Objective >> Within the records that follow, restate exactly the lines from the line with "Rebuild this chart" down to the line with "vol_frac = [4, 8, 12, 16, 20, 24]", including both. Omit the pictures.

(Charts and diagrams as code)
## Start

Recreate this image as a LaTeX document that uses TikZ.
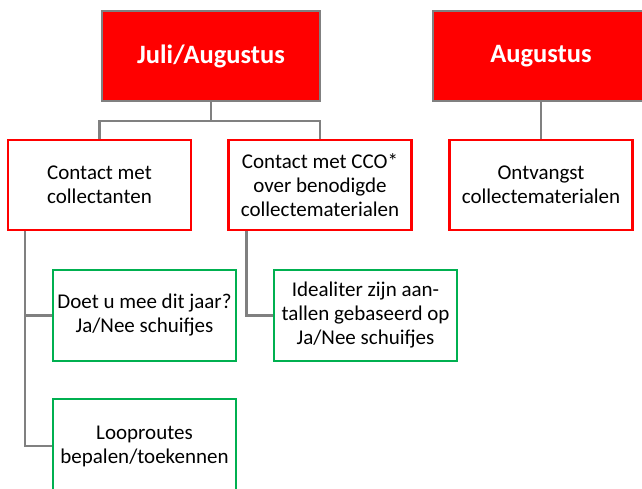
\documentclass[tikz,border=0pt]{standalone}
\usepackage{fontspec}
\setmainfont{Carlito}
\definecolor{kopred}{RGB}{255,0,0}
\definecolor{lijngrijs}{RGB}{128,128,128}
\definecolor{taakgroen}{RGB}{0,176,80}
\begin{document}
\begin{tikzpicture}[x=1pt,y=-1pt,
    topbox/.style={draw=lijngrijs,line width=2.5pt,fill=kopred,text=white,font=\fontsize{26.5}{30}\selectfont\bfseries,minimum height=90pt,inner sep=0pt},
    redbox/.style={draw=kopred,line width=2.2pt,fill=white,align=center,font=\fontsize{21}{24}\selectfont,minimum width=183pt,minimum height=90pt,inner sep=0pt},
    greenbox/.style={draw=taakgroen,line width=2.2pt,fill=white,align=center,font=\fontsize{21}{24}\selectfont,minimum width=183pt,minimum height=91pt,inner sep=0pt},
    conn/.style={draw=lijngrijs,line width=2.5pt}]
                \clip (0,0) rectangle (642,489);
                \fill[white] (0,0) rectangle (642,489);
                % kopjes
                \node[topbox,minimum width=218pt] (juli) at (211,56) {Juli/Augustus};
                \node[topbox,minimum width=216pt] (aug) at (541,56) {Augustus};
                % eerste niveau
                \node[redbox] (contact) at (99.5,185) {Contact met\\collectanten};
                \node[redbox] (cco) at (320,185) {Contact met CCO*\\over benodigde\\collectematerialen};
                \node[redbox] (ontv) at (541,185) {Ontvangst\\collectematerialen};
                % taken
                \node[greenbox] (doet) at (144.5,315.5) {Doet u mee dit jaar?\\Ja/Nee schuifjes};
                \node[greenbox,minimum height=94pt] (loop) at (144.5,446) {Looproutes\\bepalen/toekennen};
                \node[greenbox] (ideal) at (365.5,315.5) {Idealiter zijn aan-\\tallen gebaseerd op\\Ja/Nee schuifjes};
                % lijnen
                \coordinate (split) at (211,121);
                \draw[conn] (juli.south) -- (split);
                \draw[conn] (contact.north) |- (split) -| (cco.north);
                \draw[conn] (aug.south) -- (ontv.north);
                \draw[conn] ([xshift=18pt]contact.south west) |- (doet.west);
                \draw[conn] ([xshift=18pt]contact.south west) |- (loop.west);
                \draw[conn] ([xshift=19pt]cco.south west) |- (ideal.west);
            \end{tikzpicture}
\end{document}
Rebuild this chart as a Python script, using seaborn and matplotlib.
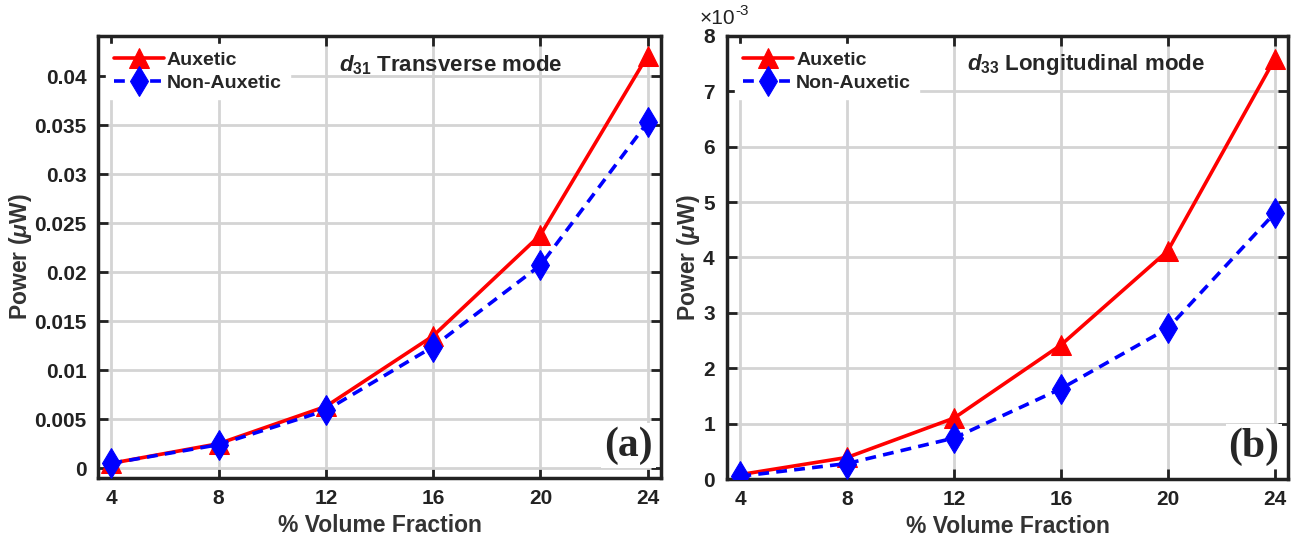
import pandas as pd
import seaborn as sns
import matplotlib.pyplot as plt
from matplotlib.ticker import ScalarFormatter

# --- Data ---
vol_frac = [4, 8, 12, 16, 20, 24]

d31_auxetic = [0.0005, 0.0025, 0.0063, 0.0135, 0.0238, 0.0421]
d31_non_auxetic = [0.0005, 0.0024, 0.0059, 0.0124, 0.0207, 0.0353]

d33_auxetic = [0.00008, 0.00039, 0.00110, 0.00242, 0.00412, 0.00758]
d33_non_auxetic = [0.00005, 0.00028, 0.00074, 0.00163, 0.00272, 0.00480]

series_names = ["Auxetic", "Non-Auxetic"]
panel_titles = [r"$d_{31}$ Transverse mode", r"$d_{33}$ Longitudinal mode"]
panel_tags = ["(a)", "(b)"]
a_ticks = [0, 0.005, 0.01, 0.015, 0.02, 0.025, 0.03, 0.035, 0.04]
a_ticklabels = ["0", "0.005", "0.01", "0.015", "0.02", "0.025", "0.03", "0.035", "0.04"]
b_ticks = [0, 0.001, 0.002, 0.003, 0.004, 0.005, 0.006, 0.007, 0.008]

# --- Style ---
sns.set_theme(style="ticks")
plt.rcParams["font.family"] = ["Liberation Sans", "DejaVu Sans"]
plt.rcParams["font.weight"] = "bold"
plt.rcParams["mathtext.fontset"] = "custom"
plt.rcParams["mathtext.rm"] = "Liberation Sans:bold"
plt.rcParams["mathtext.it"] = "Liberation Sans:italic:bold"
plt.rcParams["mathtext.bf"] = "Liberation Sans:bold"

fig = plt.figure(figsize=(13.01, 5.39), dpi=100)
ax_a = fig.add_axes([0.0753, 0.1132, 0.4328, 0.820])
ax_b = fig.add_axes([0.5588, 0.1113, 0.4312, 0.822])


def draw_panel(ax, aux, non_aux, title, tag, ylim, yticks):
    df_aux = pd.DataFrame({"x": vol_frac, "y": aux})
    df_non = pd.DataFrame({"x": vol_frac, "y": non_aux})
    sns.lineplot(data=df_aux, x="x", y="y", ax=ax, color="red", lw=2.6,
                 marker="^", markersize=15, markeredgecolor="red",
                 label=series_names[0], zorder=3)
    sns.lineplot(data=df_non, x="x", y="y", ax=ax, color="blue", lw=2.6,
                 linestyle=(0, (3, 2)), marker="d", markersize=15,
                 markeredgecolor="blue", label=series_names[1], zorder=4)

    ax.set_xlim(3.5, 24.5)
    ax.set_ylim(*ylim)
    ax.set_xticks(vol_frac)
    ax.set_yticks(yticks)
    ax.grid(True, color="#d4d4d4", lw=2)
    ax.set_axisbelow(True)
    for s in ax.spines.values():
        s.set_linewidth(2.5)
        s.set_color("#222222")
    ax.tick_params(direction="in", length=7, width=2, top=True, right=True,
                   labelsize=15, color="#222222", labelcolor="#222222", pad=8)

    ax.set_xlabel("% Volume Fraction", fontsize=16.5, fontweight="bold", color="#333333")
    ax.set_ylabel(r"Power ($\mu$W)", fontsize=16.5, fontweight="bold", color="#333333",
                  labelpad=0)

    leg = ax.legend(loc="upper left", fontsize=14, frameon=True, framealpha=1,
                    edgecolor="white", fancybox=False, handlelength=2.6,
                    handletextpad=0.15, borderaxespad=0.4, labelspacing=0.25)
    for t in leg.get_texts():
        t.set_fontweight("bold")

    ax.text(0.428, 0.935, title, transform=ax.transAxes, fontsize=16,
            fontweight="bold", ha="left", va="center")
    ax.text(0.985, 0.03, tag, transform=ax.transAxes, fontsize=30,
            family="Liberation Serif", fontweight="bold", ha="right", va="bottom",
            bbox=dict(facecolor="white", edgecolor="none", pad=2))


draw_panel(ax_a, d31_auxetic, d31_non_auxetic, panel_titles[0], panel_tags[0],
           (-0.001, 0.0441), a_ticks)
ax_a.set_yticklabels(a_ticklabels)

draw_panel(ax_b, d33_auxetic, d33_non_auxetic, panel_titles[1], panel_tags[1],
           (0, 0.008), b_ticks)
fmt = ScalarFormatter(useMathText=True)
fmt.set_powerlimits((-3, -3))
ax_b.yaxis.set_major_formatter(fmt)
ax_b.yaxis.get_offset_text().set_visible(False)
# scale factor shown above the axis, as in the reference
fig.text(0.538, 0.965, "×10", fontsize=15, fontweight="normal", color="#222222",
         ha="left", va="center")
fig.text(0.5655, 0.980, "-3", fontsize=11, fontweight="normal", color="#222222",
         ha="left", va="center")

plt.savefig("out.png", dpi=100)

## End

Answer to this task >>
Rebuild this chart as a Python script, using seaborn and matplotlib.
import pandas as pd
import seaborn as sns
import matplotlib.pyplot as plt
from matplotlib.ticker import ScalarFormatter

# --- Data ---
vol_frac = [4, 8, 12, 16, 20, 24]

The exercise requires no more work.